## GOAL
Write out exactly the lines from the line with "Generate a Python" through the line with "import numpy as np", including both, and nothing more.

## PROVIDED DATA
■ ■ ■ ■
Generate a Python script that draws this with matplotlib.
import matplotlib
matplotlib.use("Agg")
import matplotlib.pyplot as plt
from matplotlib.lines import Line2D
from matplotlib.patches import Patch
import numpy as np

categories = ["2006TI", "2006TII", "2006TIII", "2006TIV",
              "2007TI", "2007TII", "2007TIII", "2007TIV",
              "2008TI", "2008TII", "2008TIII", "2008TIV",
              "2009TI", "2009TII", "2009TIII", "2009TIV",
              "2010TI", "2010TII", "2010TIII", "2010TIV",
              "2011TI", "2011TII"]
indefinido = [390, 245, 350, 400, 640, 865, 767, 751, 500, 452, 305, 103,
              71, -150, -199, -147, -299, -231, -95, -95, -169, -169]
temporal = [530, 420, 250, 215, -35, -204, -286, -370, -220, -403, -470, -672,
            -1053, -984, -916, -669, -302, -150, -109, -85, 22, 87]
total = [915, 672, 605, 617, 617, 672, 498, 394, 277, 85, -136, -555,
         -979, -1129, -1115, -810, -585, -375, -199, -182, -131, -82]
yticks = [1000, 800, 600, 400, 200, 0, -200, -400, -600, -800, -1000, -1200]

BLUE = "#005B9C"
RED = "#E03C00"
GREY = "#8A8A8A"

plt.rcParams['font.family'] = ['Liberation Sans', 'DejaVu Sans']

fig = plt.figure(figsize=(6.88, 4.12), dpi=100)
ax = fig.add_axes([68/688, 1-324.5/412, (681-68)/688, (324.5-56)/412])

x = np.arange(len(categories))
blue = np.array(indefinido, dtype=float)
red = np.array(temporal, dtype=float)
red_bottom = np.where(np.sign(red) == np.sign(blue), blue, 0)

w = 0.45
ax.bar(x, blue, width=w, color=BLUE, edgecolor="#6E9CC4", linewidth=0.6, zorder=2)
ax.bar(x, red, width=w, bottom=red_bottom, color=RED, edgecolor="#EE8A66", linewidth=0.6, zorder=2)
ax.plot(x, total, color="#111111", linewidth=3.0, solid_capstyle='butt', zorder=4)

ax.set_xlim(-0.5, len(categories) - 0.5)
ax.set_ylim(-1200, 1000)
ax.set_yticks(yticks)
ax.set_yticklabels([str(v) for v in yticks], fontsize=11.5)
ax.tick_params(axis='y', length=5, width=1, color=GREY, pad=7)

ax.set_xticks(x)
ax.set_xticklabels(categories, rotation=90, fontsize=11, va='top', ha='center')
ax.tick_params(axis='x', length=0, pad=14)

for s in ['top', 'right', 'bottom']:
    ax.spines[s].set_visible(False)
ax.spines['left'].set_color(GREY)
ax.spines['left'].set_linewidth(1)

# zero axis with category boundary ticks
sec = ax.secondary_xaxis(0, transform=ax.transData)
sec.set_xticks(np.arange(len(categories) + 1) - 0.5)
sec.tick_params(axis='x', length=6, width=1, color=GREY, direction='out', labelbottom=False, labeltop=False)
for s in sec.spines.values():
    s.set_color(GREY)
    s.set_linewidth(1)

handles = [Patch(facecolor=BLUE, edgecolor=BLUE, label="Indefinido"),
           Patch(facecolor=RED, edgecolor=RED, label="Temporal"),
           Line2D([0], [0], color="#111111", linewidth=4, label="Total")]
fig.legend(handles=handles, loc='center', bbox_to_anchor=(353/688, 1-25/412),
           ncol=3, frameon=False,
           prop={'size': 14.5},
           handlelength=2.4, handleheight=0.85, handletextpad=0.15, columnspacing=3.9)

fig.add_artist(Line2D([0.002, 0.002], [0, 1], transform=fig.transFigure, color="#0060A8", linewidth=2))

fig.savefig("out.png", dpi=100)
■ ■ ■ ■
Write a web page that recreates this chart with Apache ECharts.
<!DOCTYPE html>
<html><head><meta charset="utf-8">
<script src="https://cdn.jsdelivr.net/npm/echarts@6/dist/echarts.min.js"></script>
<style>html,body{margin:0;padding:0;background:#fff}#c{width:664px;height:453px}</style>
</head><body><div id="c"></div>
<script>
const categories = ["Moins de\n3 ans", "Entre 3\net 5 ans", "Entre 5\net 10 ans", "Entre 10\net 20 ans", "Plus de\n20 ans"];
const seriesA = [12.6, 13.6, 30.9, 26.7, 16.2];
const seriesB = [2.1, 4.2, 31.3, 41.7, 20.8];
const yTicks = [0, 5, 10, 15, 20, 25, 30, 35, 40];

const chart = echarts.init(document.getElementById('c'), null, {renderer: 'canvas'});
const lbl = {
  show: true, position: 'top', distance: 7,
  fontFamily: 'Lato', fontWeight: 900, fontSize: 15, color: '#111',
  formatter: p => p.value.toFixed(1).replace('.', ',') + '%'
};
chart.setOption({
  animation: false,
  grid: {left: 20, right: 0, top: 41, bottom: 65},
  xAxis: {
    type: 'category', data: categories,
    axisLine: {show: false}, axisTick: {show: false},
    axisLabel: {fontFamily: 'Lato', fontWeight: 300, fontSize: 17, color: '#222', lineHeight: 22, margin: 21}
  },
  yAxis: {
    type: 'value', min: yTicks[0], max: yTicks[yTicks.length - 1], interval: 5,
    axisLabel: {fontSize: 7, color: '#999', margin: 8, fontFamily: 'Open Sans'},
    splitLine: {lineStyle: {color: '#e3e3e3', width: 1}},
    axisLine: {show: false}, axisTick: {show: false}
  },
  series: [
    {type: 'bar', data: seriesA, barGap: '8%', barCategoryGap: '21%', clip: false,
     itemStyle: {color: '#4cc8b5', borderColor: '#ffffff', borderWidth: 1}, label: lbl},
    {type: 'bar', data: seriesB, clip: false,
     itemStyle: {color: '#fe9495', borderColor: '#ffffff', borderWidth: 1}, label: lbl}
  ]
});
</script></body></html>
■ ■ ■ ■
## WRITTEN RESPONSE
Generate a Python script that draws this with matplotlib.
import matplotlib
matplotlib.use("Agg")
import matplotlib.pyplot as plt
from matplotlib.lines import Line2D
from matplotlib.patches import Patch
import numpy as np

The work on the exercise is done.